>>>>

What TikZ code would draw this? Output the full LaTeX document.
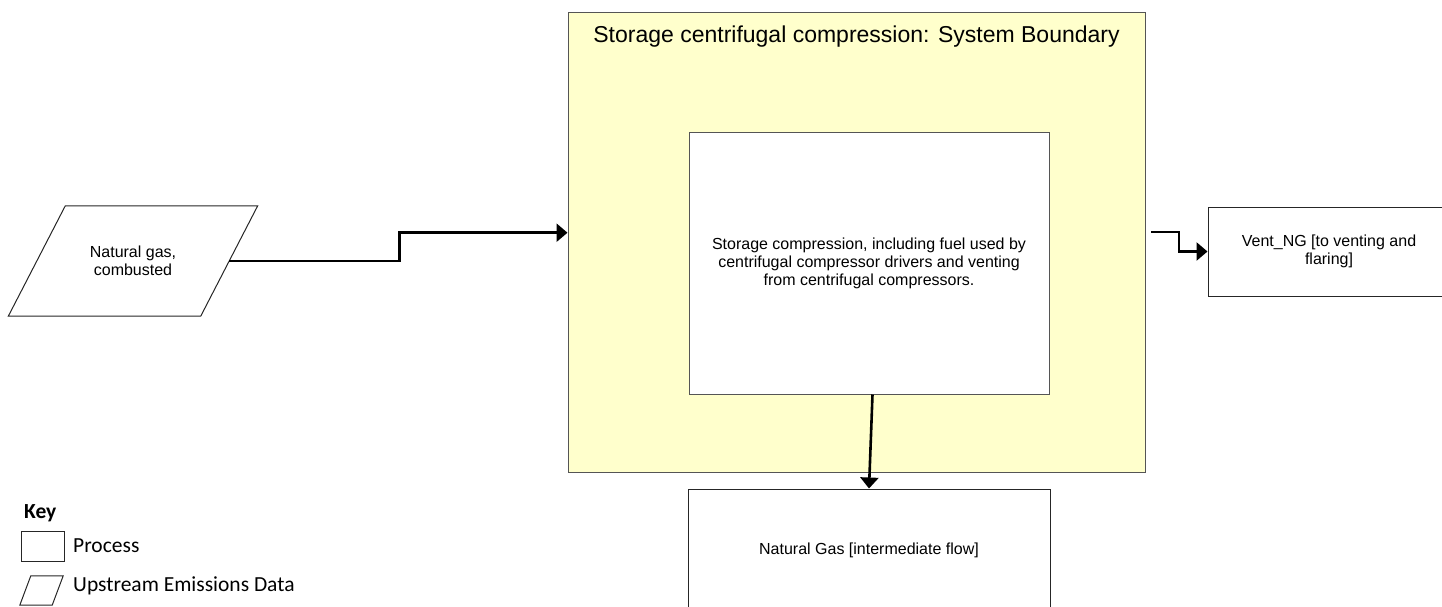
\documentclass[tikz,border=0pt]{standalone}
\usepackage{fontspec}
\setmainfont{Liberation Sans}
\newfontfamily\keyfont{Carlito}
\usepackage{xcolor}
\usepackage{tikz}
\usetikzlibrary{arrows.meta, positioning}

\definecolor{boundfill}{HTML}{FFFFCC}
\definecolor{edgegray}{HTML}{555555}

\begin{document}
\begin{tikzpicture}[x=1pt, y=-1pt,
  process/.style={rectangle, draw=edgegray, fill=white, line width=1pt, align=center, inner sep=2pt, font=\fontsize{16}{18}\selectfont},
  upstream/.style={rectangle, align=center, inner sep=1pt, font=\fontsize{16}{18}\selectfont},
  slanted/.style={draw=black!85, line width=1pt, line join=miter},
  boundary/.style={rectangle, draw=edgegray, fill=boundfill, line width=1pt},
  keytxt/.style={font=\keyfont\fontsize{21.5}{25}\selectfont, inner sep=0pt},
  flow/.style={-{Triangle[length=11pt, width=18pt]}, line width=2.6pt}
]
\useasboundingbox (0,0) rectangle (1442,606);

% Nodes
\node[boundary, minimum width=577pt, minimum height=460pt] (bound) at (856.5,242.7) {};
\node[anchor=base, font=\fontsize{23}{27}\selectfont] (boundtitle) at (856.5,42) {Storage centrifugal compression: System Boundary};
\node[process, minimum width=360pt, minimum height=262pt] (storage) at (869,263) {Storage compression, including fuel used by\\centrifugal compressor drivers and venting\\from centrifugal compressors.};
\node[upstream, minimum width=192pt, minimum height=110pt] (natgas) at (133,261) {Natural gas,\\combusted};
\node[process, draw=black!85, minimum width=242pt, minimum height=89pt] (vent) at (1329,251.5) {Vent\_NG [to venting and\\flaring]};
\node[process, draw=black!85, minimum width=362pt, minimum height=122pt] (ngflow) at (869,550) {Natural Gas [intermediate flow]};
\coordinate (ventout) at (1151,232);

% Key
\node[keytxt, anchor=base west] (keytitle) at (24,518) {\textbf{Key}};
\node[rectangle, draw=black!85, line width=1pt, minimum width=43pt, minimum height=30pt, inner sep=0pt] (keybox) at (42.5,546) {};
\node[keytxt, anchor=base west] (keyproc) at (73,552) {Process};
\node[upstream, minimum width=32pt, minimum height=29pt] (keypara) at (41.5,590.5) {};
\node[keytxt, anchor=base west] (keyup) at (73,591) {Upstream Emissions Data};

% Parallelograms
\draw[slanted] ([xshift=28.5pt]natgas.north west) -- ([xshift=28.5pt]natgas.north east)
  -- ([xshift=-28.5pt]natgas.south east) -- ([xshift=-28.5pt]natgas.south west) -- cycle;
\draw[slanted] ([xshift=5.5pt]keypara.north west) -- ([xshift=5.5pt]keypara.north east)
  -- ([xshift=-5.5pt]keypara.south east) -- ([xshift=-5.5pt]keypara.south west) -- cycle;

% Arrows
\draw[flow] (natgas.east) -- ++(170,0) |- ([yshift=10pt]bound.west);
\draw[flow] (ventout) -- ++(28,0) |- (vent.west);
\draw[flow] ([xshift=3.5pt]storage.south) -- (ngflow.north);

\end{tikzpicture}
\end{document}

<<<<

- _EXERCISE TASK_
Go from the first line of the listing to the line holding "(ventout) at (1151,232);" and, please, transcribe those lines exactly, both included, with no pictures.

- _FINISHED TASK_
What TikZ code would draw this? Output the full LaTeX document.
\documentclass[tikz,border=0pt]{standalone}
\usepackage{fontspec}
\setmainfont{Liberation Sans}
\newfontfamily\keyfont{Carlito}
\usepackage{xcolor}
\usepackage{tikz}
\usetikzlibrary{arrows.meta, positioning}

\definecolor{boundfill}{HTML}{FFFFCC}
\definecolor{edgegray}{HTML}{555555}

\begin{document}
\begin{tikzpicture}[x=1pt, y=-1pt,
  process/.style={rectangle, draw=edgegray, fill=white, line width=1pt, align=center, inner sep=2pt, font=\fontsize{16}{18}\selectfont},
  upstream/.style={rectangle, align=center, inner sep=1pt, font=\fontsize{16}{18}\selectfont},
  slanted/.style={draw=black!85, line width=1pt, line join=miter},
  boundary/.style={rectangle, draw=edgegray, fill=boundfill, line width=1pt},
  keytxt/.style={font=\keyfont\fontsize{21.5}{25}\selectfont, inner sep=0pt},
  flow/.style={-{Triangle[length=11pt, width=18pt]}, line width=2.6pt}
]
\useasboundingbox (0,0) rectangle (1442,606);

% Nodes
\node[boundary, minimum width=577pt, minimum height=460pt] (bound) at (856.5,242.7) {};
\node[anchor=base, font=\fontsize{23}{27}\selectfont] (boundtitle) at (856.5,42) {Storage centrifugal compression: System Boundary};
\node[process, minimum width=360pt, minimum height=262pt] (storage) at (869,263) {Storage compression, including fuel used by\\centrifugal compressor drivers and venting\\from centrifugal compressors.};
\node[upstream, minimum width=192pt, minimum height=110pt] (natgas) at (133,261) {Natural gas,\\combusted};
\node[process, draw=black!85, minimum width=242pt, minimum height=89pt] (vent) at (1329,251.5) {Vent\_NG [to venting and\\flaring]};
\node[process, draw=black!85, minimum width=362pt, minimum height=122pt] (ngflow) at (869,550) {Natural Gas [intermediate flow]};
\coordinate (ventout) at (1151,232);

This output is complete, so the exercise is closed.